• **Aim of the exercise**
Write out the listing below in full and exactly, leaving out every picture.

• **Provided data**
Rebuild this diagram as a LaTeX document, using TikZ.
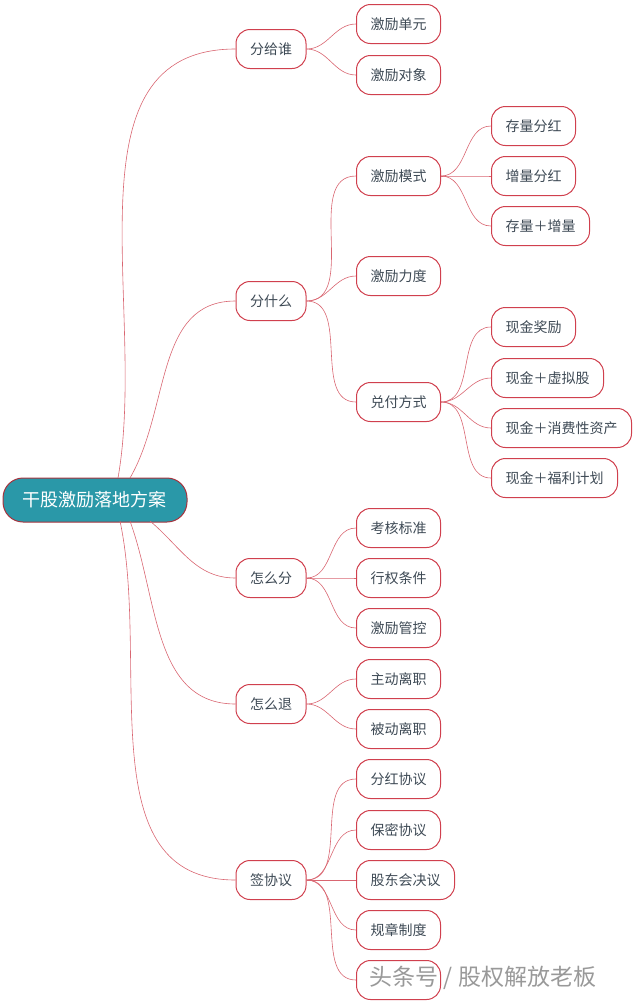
\documentclass[tikz,border=0pt]{standalone}
\usepackage{fontspec}
\setmainfont{Noto Sans CJK SC}
\definecolor{tc}{HTML}{3E4A55}
\definecolor{bd}{HTML}{D0404E}
\definecolor{tl}{HTML}{2A98A8}
\begin{document}
\begin{tikzpicture}[x=1pt,y=-1pt,
  nd/.style={draw=bd,line width=1pt,fill=white,rounded corners=14pt,minimum height=39pt,inner xsep=14pt,font=\fontsize{14}{16}\selectfont,text=tc},
  root/.style={draw=bd!80!black,line width=1pt,fill=tl,rounded corners=20pt,minimum height=44pt,minimum width=184pt,text=white,font=\fontsize{18}{21}\selectfont},
  ln/.style={draw=bd!80,line width=0.6pt}]
\useasboundingbox (0,0) rectangle (640,1005);
\node[root] (r) at (95,500) {干股激励落地方案};
\node[nd] (a) at (271,49) {分给谁};
\node[nd] (b) at (271,301) {分什么};
\node[nd] (c) at (271,578) {怎么分};
\node[nd] (d) at (271,704) {怎么退};
\node[nd] (e) at (271,880) {签协议};
\foreach \n/\y/\t in {a1/24/激励单元,a2/75/激励对象,b1/176/激励模式,b2/276/激励力度,b3/402/兑付方式,c1/528/考核标准,c2/578/行权条件,c3/628/激励管控,d1/679/主动离职,d2/729/被动离职,e1/779/分红协议,e2/830/保密协议,e3/880/股东会决议,e4/930/规章制度,e5/980/{\phantom{薪酬制度}}}
  \node[nd,anchor=west] (\n) at (356,\y) {\t};
\foreach \n/\y/\t in {m1/126/存量分红,m2/176/增量分红,m3/226/存量＋增量,p1/327/现金奖励,p2/378/现金＋虚拟股,p3/428/现金＋消费性资产,p4/478/现金＋福利计划}
  \node[nd,anchor=west] (\n) at (491,\y) {\t};
\draw[ln] (118,478) to[out=80,in=180] (a.west);
\draw[ln] (130,478) to[out=60,in=180] (b.west);
\draw[ln] (150,521) to[out=-40,in=180] (c.west);
\draw[ln] (130,521) to[out=-70,in=180] (d.west);
\draw[ln] (120,521) to[out=-78,in=180] (e.west);
\foreach \p/\c in {a/a1,a/a2,b/b1,b/b2,b/b3,c/c1,c/c2,c/c3,d/d1,d/d2,e/e1,e/e2,e/e3,e/e4,e/e5,b1/m1,b1/m2,b1/m3,b3/p1,b3/p2,b3/p3,b3/p4}
  \draw[ln] (\p.east) to[out=0,in=180] (\c.west);
\node[text=gray!80,font=\fontsize{23}{27}\selectfont] (w) at (483,978) {头条号 / 股权解放老板};
\end{tikzpicture}
\end{document}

• **Answer for the task**
Rebuild this diagram as a LaTeX document, using TikZ.
\documentclass[tikz,border=0pt]{standalone}
\usepackage{fontspec}
\setmainfont{Noto Sans CJK SC}
\definecolor{tc}{HTML}{3E4A55}
\definecolor{bd}{HTML}{D0404E}
\definecolor{tl}{HTML}{2A98A8}
\begin{document}
\begin{tikzpicture}[x=1pt,y=-1pt,
  nd/.style={draw=bd,line width=1pt,fill=white,rounded corners=14pt,minimum height=39pt,inner xsep=14pt,font=\fontsize{14}{16}\selectfont,text=tc},
  root/.style={draw=bd!80!black,line width=1pt,fill=tl,rounded corners=20pt,minimum height=44pt,minimum width=184pt,text=white,font=\fontsize{18}{21}\selectfont},
  ln/.style={draw=bd!80,line width=0.6pt}]
\useasboundingbox (0,0) rectangle (640,1005);
\node[root] (r) at (95,500) {干股激励落地方案};
\node[nd] (a) at (271,49) {分给谁};
\node[nd] (b) at (271,301) {分什么};
\node[nd] (c) at (271,578) {怎么分};
\node[nd] (d) at (271,704) {怎么退};
\node[nd] (e) at (271,880) {签协议};
\foreach \n/\y/\t in {a1/24/激励单元,a2/75/激励对象,b1/176/激励模式,b2/276/激励力度,b3/402/兑付方式,c1/528/考核标准,c2/578/行权条件,c3/628/激励管控,d1/679/主动离职,d2/729/被动离职,e1/779/分红协议,e2/830/保密协议,e3/880/股东会决议,e4/930/规章制度,e5/980/{\phantom{薪酬制度}}}
  \node[nd,anchor=west] (\n) at (356,\y) {\t};
\foreach \n/\y/\t in {m1/126/存量分红,m2/176/增量分红,m3/226/存量＋增量,p1/327/现金奖励,p2/378/现金＋虚拟股,p3/428/现金＋消费性资产,p4/478/现金＋福利计划}
  \node[nd,anchor=west] (\n) at (491,\y) {\t};
\draw[ln] (118,478) to[out=80,in=180] (a.west);
\draw[ln] (130,478) to[out=60,in=180] (b.west);
\draw[ln] (150,521) to[out=-40,in=180] (c.west);
\draw[ln] (130,521) to[out=-70,in=180] (d.west);
\draw[ln] (120,521) to[out=-78,in=180] (e.west);
\foreach \p/\c in {a/a1,a/a2,b/b1,b/b2,b/b3,c/c1,c/c2,c/c3,d/d1,d/d2,e/e1,e/e2,e/e3,e/e4,e/e5,b1/m1,b1/m2,b1/m3,b3/p1,b3/p2,b3/p3,b3/p4}
  \draw[ln] (\p.east) to[out=0,in=180] (\c.west);
\node[text=gray!80,font=\fontsize{23}{27}\selectfont] (w) at (483,978) {头条号 / 股权解放老板};
\end{tikzpicture}
\end{document}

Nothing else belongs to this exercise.